La mejor forma de prepararnos para el nacimiento de Jesús


El mejor modo de disponer nuestra alma al Señor que llega es preparar muy bien la Confesión. La necesidad de este sacramento, fuente de gracia y de misericordia a lo largo de toda nuestra vida, se pone especialmente de manifiesto en este tiempo en el que la liturgia de la Iglesia nos impulsa y nos anima a esperar la Navidad.
Ella nos ayuda a rezar pidiendo: Señor Dios, que para librar al hombre de la antigua esclavitud del pecado enviaste a tu Hijo a este mundo; concede, a los que esperamos con devoción su venida, la gracia de tu perdón soberano y el premio de la libertad verdadera.
La Confesión es también el sacramento, junto a la Sagrada Eucaristía, que nos dispone para el encuentro definitivo con Cristo al fin de nuestra existencia. Toda nuestra vida es un continuado adviento, una espera del instante último para el que no dejamos de prepararnos día tras día. Nos consuela pensar que es el mismo Señor quien ardientemente desea que estemos con Él en la tierra nueva y en el cielo nuevo que nos tiene preparados.
Cada Confesión bien hecha es un impulso que recibimos del Señor para seguir adelante, sin desánimos, sin tristezas, libres de nuestras miserias. Y Cristo nos dice de nuevo: Ten confianza, tus pecados te son perdonados, hijo mío, vuelve a empezar... Es Él mismo quien nos perdona después de la humilde manifestación de nuestras culpas. Confesamos nuestros pecados «a Dios mismo, aunque en el confesonario los escuche el hombre-sacerdote. Este hombre es el humilde y fiel servidor de ese gran misterio que se ha realizado entre el hijo que retorna y el Padre».

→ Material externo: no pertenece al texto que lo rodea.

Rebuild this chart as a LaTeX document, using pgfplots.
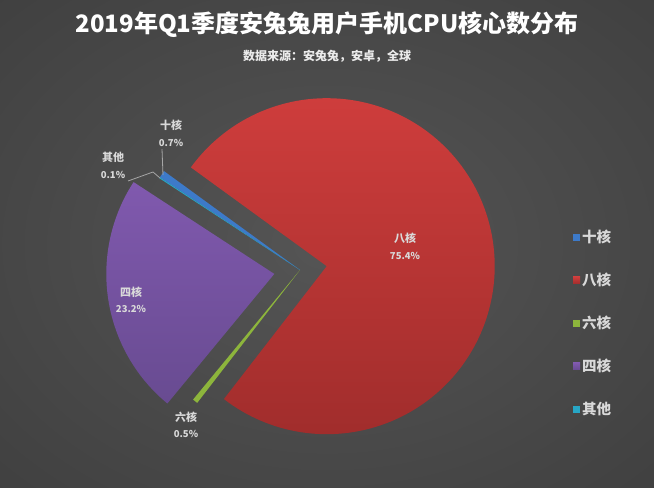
\documentclass[border=0pt]{standalone}
\usepackage{pgfplots}
\pgfplotsset{compat=1.18}
\usepackage{fontspec}
\setmainfont{Noto Sans CJK SC}

\definecolor{bgin}{HTML}{555555}
\definecolor{bgout}{HTML}{2B2B2B}
\definecolor{cblue}{HTML}{3D7AC9}
\definecolor{credA}{HTML}{CE3D3C}
\definecolor{credB}{HTML}{A12D2C}
\definecolor{cgreen}{HTML}{8DB53C}
\definecolor{cpurA}{HTML}{8059AE}
\definecolor{cpurB}{HTML}{684B91}
\definecolor{ccyan}{HTML}{27A6C5}
\definecolor{labc}{HTML}{D9D9D9}

\pgfdeclareradialshading{bgshade}{\pgfpoint{0bp}{0bp}}{color(0bp)=(bgin); color(72bp)=(bgout)}

% pie centre, radius (pixels), running angle
\def\cx{300}
\def\cy{270}
\def\rr{168}
\def\tot{99.9}
\def\cum{146.5}

% #1 value (%), #2 explosion (px), #3 fill options, #4 legend text
\newcommand\pieslice[4]{%
  \pgfmathsetmacro\aA{\cum}%
  \pgfmathsetmacro\aB{\cum-#1/\tot*360}%
  \pgfmathsetmacro\aM{(\aA+\aB)/2}%
  \pgfmathsetmacro\ox{\cx+#2*cos(\aM)}%
  \pgfmathsetmacro\oy{\cy-#2*sin(\aM)}%
  \edef\doit{\noexpand\addplot[#3, draw=none, domain=\aB:\aA, samples=150]
     ({\ox+\rr*cos(x)},{\oy-\rr*sin(x)}) -- (axis cs:\ox,\oy) -- cycle;}%
  \doit
  \addlegendentry{#4}%
  \global\let\cum\aB
}

\begin{document}
\begin{tikzpicture}
\shade[shading=bgshade] (0,0) rectangle (654bp,488bp);
\begin{axis}[
    scale only axis,
    width=654bp, height=488bp,
    xmin=0, xmax=654, ymin=0, ymax=488,
    y dir=reverse,
    hide axis,
    clip=false,
    legend image code/.code={\fill[#1] (0bp,-3.5bp) rectangle (7bp,3.5bp);},
    legend style={at={(axis cs:573,236)}, anchor=north west, yshift=8bp,
        draw=none, fill=none, text=labc,
        font=\fontsize{14.5bp}{17bp}\selectfont\bfseries,
        row sep=25bp, inner sep=0pt,
        nodes={inner sep=2bp}},
    legend cell align=left,
]
\pieslice{0.7}{0}{fill=cblue}{十核}
\pieslice{75.4}{27}{top color=credA, bottom color=credB}{八核}
\pieslice{0.5}{0}{fill=cgreen}{六核}
\pieslice{23.2}{26}{top color=cpurA, bottom color=cpurB}{四核}
\pieslice{0.1}{0}{fill=ccyan}{其他}

% leader lines
\draw[color=black!35, line width=0.8bp] (axis cs:162,149) -- (axis cs:163,175);
\draw[color=black!35, line width=0.8bp] (axis cs:128,181) -- (axis cs:153,172) -- (axis cs:160,178);

% data labels
\tikzset{lab/.style={text=labc, font=\fontsize{11bp}{12bp}\selectfont\bfseries, inner sep=0pt},
         pct/.style={text=labc, font=\fontsize{9.5bp}{11bp}\selectfont\bfseries, inner sep=0pt}}
\node[lab] at (axis cs:171,125) {十核};
\node[pct] at (axis cs:171,143) {0.7\%};
\node[lab] at (axis cs:113,157) {其他};
\node[pct] at (axis cs:113,175) {0.1\%};
\node[lab] at (axis cs:405,238) {八核};
\node[pct] at (axis cs:405,256) {75.4\%};
\node[lab] at (axis cs:131,292) {四核};
\node[pct] at (axis cs:131,309) {23.2\%};
\node[lab] at (axis cs:186,417) {六核};
\node[pct] at (axis cs:186,434) {0.5\%};

% titles
\node[text=white, font=\fontsize{24bp}{26bp}\selectfont\bfseries] at (axis cs:327,25)
  {2019年Q1季度安兔兔用户手机CPU核心数分布};
\node[text=white!92!black, font=\fontsize{12bp}{14bp}\selectfont\bfseries] at (axis cs:327,56)
  {数据来源：安兔兔，安卓，全球};
\end{axis}
\end{tikzpicture}
\end{document}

«Las causas del mal no deben buscarse en el exterior del hombre, sino, sobre todo, en el interior de su corazón. También su remedio parte del corazón. Por consiguiente los cristianos, mediante la sinceridad en su propio empeño de conversión, deben rebelarse frente al achatamiento del hombre, y proclamar con su propia vida la alegría de la verdadera liberación del pecado (...) mediante un sincero arrepentimiento, de un firme propósito de enmienda, y de una firme confesión de las culpas».
Para quienes han caído en pecado mortal después del Bautismo, este sacramento es tan necesario para la salvación como lo es el Bautismo para los que aún no han sido regenerados a la vida sobrenatural: «es el medio para saciar al hombre con la justicia que proviene del mismo Redentor». Y es de tanta importancia para la Iglesia, que «los sacerdotes pueden verse obligados a posponer o incluso dejar otras actividades por falta de tiempo, pero nunca el confesonario».
Todos los pecados mortales cometidos después del Bautismo, y las circunstancias que modifiquen su especie, deben pasar por el tribunal de la Penitencia, en una Confesión auricular y secreta con absolución individual.
El Santo Padre nos pide a todos que hagamos cuanto esté en nuestras manos «para ayudar a la comunidad eclesial a apreciar plenamente el valor de la Confesión individual como un encuentro personal con el Salvador misericordioso que nos ama, y a ser fieles a las directrices de la Iglesia en un asunto de tanta importancia».
«No podemos olvidar que la conversión es un acto interior de una especial profundidad, en el que el hombre no puede ser sustituido por otros, no puede hacerse “reemplazar” por la comunidad».